As a result, on the facts of that case, they held:
“47. There can be no doubt that the definition of the “owner” of a hereditament in section 65(1) of the 1988 Act as “the person entitled to possession of it” is to be interpreted as denoting in a normal case the person who as a matter of the law of real property has the immediate legal right to actual physical possession of the relevant property. …
…
48. In the unusual circumstances of this case, however, identifying “the person entitled to possession” in section 65(1) of the 1988 Act as the person with the immediate legal right to possession of the property would defeat the purpose of the legislation. As we have explained, the schemes were designed in such a way as to ensure that the SPV to whom a lease was granted had no real or practical control over whether the property was occupied or not and that such control remained at all times with the landlord.
49. In our view, Parliament cannot sensibly be taken to have intended that “the person entitled to possession” of an unoccupied property on whom the liability for rates is imposed should encompass a company which has no real or practical ability to exercise its legal right to possession and on which that legal right has been conferred for no purpose other than the avoidance of liability for rates. Still less can Parliament rationally be taken to have intended that an entitlement created with the aim of acting unlawfully and abusing procedures provided by company and insolvency law should fall within the statutory description.
50. In these circumstances we have no difficulty in concluding that, on the agreed and assumed facts, the SPVs to which leases were granted as part of either of the schemes we have described did not thereby become “entitled to possession” of the demised property for the purposes of the 1988 Act. Rather, throughout the term of the lease that person remained the defendant landlord.”
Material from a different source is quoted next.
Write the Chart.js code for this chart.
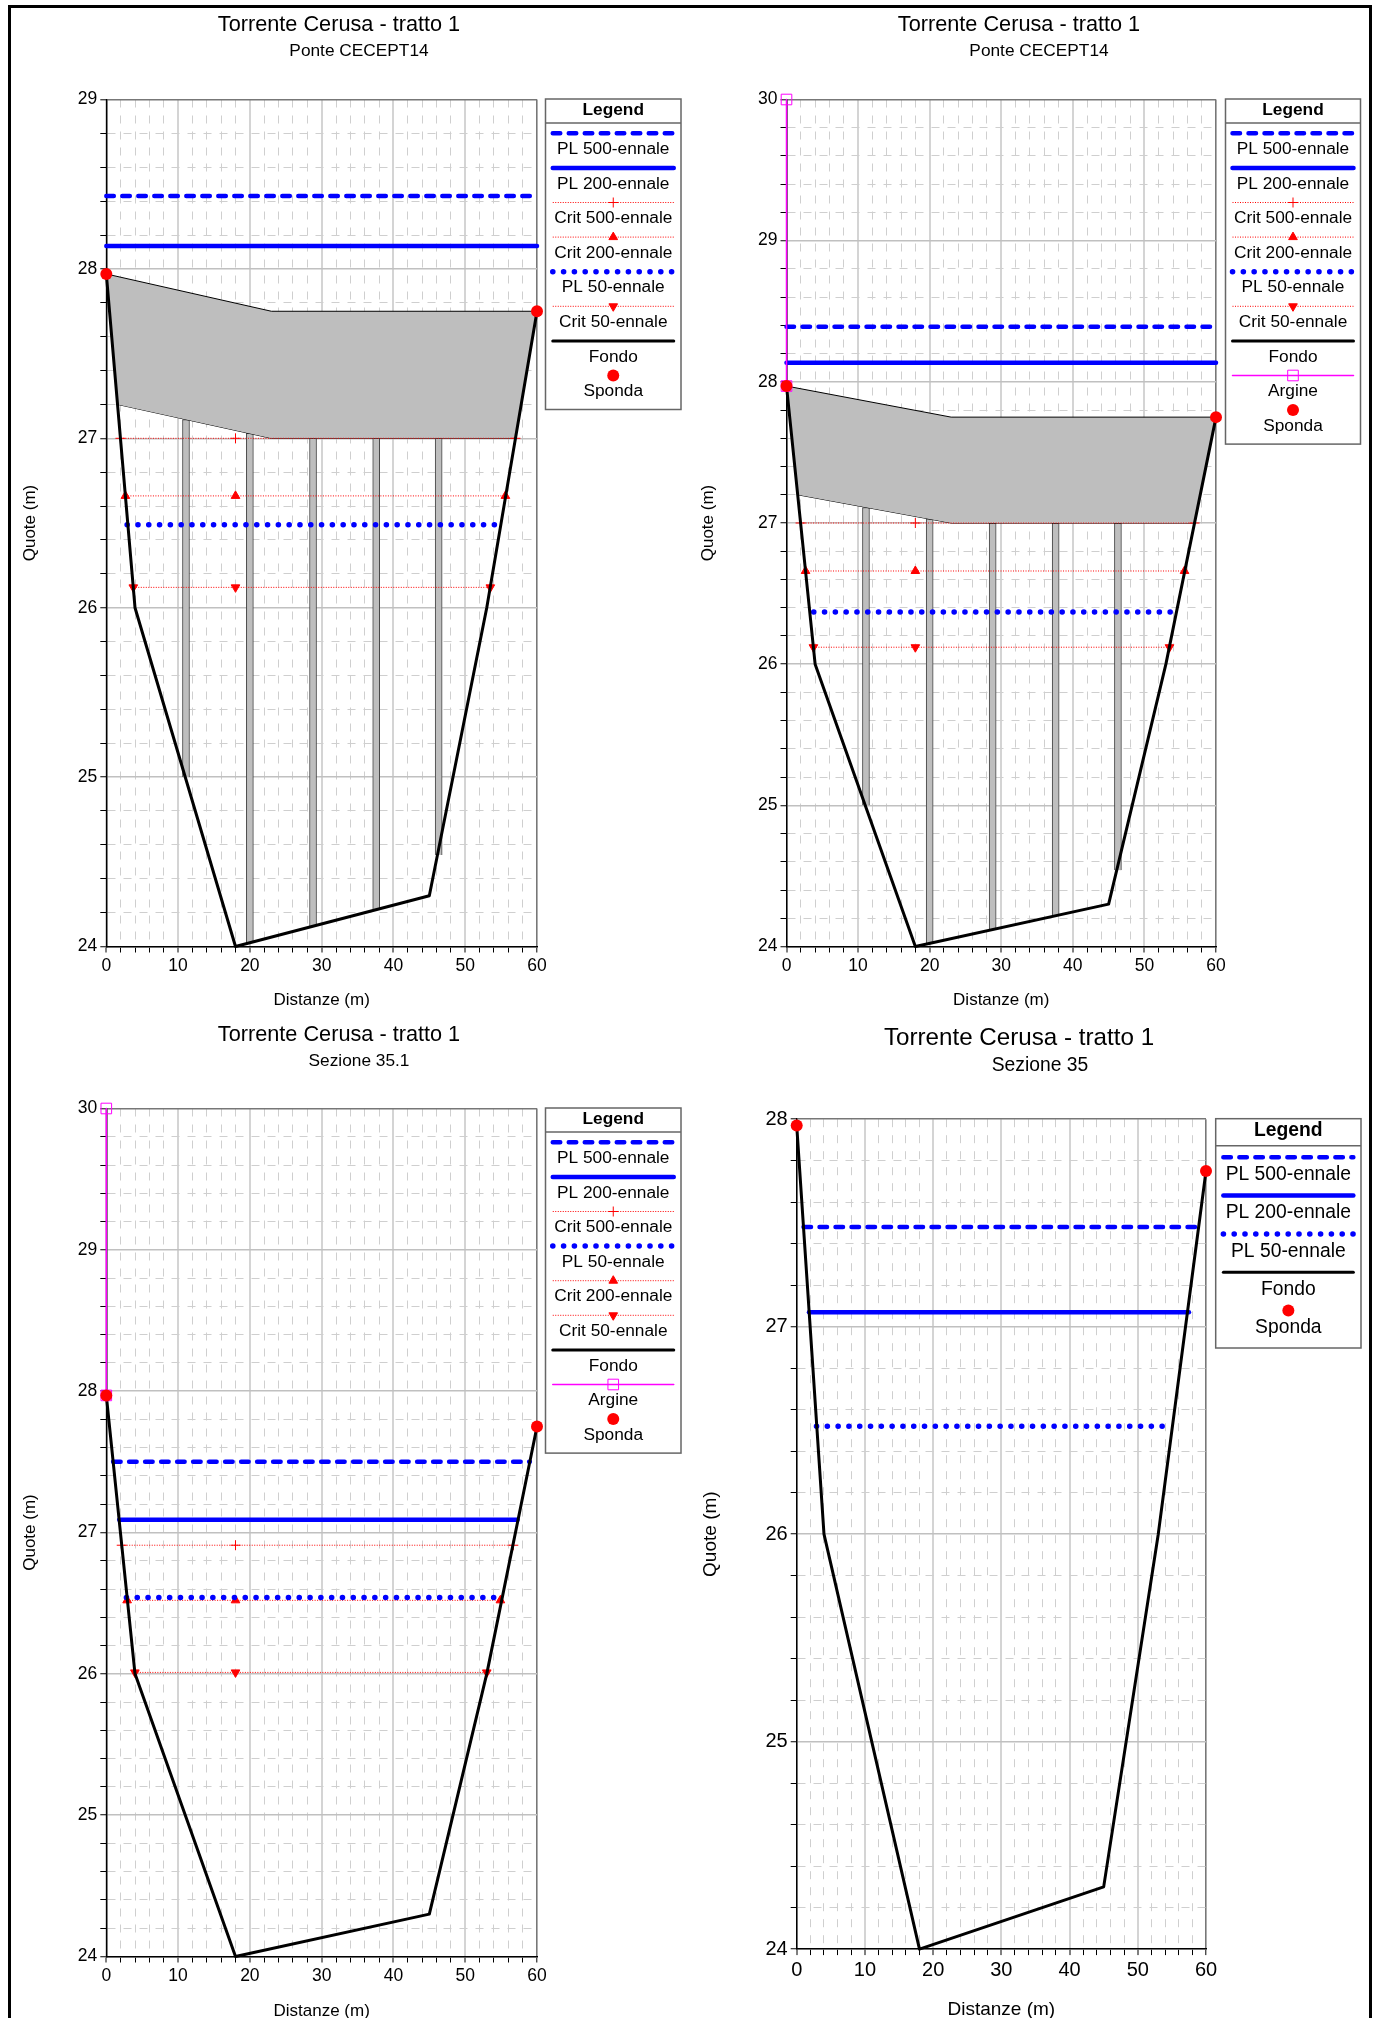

UBS concerned a scheme to avoid tax on bankers’ bonuses by the bank subscribing for redeemable shares in a special purpose offshore company set up solely for the purpose of the scheme. The shares were then awarded to the employees in place of the bonuses. Short-term restrictions were attached to the shares which were intended to enable them to benefit from the exemptions from income tax conferred by sections 425(2) and 429 of the Income Tax (Earnings and Pensions) Act 2003 (“ITEPA 2003”) on the award of such shares and the expiry of the restrictions. Once the restrictions expired, the shares were redeemable by the employees for cash, which would give rise to a charge to capital gains tax. In addition, there was an opportunity for employees to defer the redemption of their shares until they had held them for two years, by which time the rate of tax chargeable would be only 10%.
The Supreme Court took the view that the relevant part of ITEPA was introduced partly for the purpose of forestalling tax avoidance schemes. As a result, Lord Reed (with whom the other Justices agreed) commented at [77]:
“Approaching the matter initially at a general level, the fact that Chapter 2 was introduced partly for the purpose of forestalling tax avoidance schemes self-evidently makes it difficult to attribute to Parliament an intention that it should apply to schemes which were carefully crafted to fall within its scope, purely for the purpose of tax avoidance. Furthermore, it is difficult to accept that Parliament can have intended to encourage by exemption from taxation the award of shares to employees, where the award of the shares has no purpose whatsoever other than the obtaining of the exemption itself: a matter which is reflected in the fact that the shares are in a company which was brought into existence merely for the purposes of the tax avoidance scheme, undertakes no activity beyond its participation in the scheme, and is liquidated upon the termination of the scheme. The encouragement of such schemes, unlike the encouragement of employee share ownership generally, or share incentive schemes in particular, would have no rational purpose, and would indeed be positively contrary to rationality, bearing in mind the general aims of income tax statutes.”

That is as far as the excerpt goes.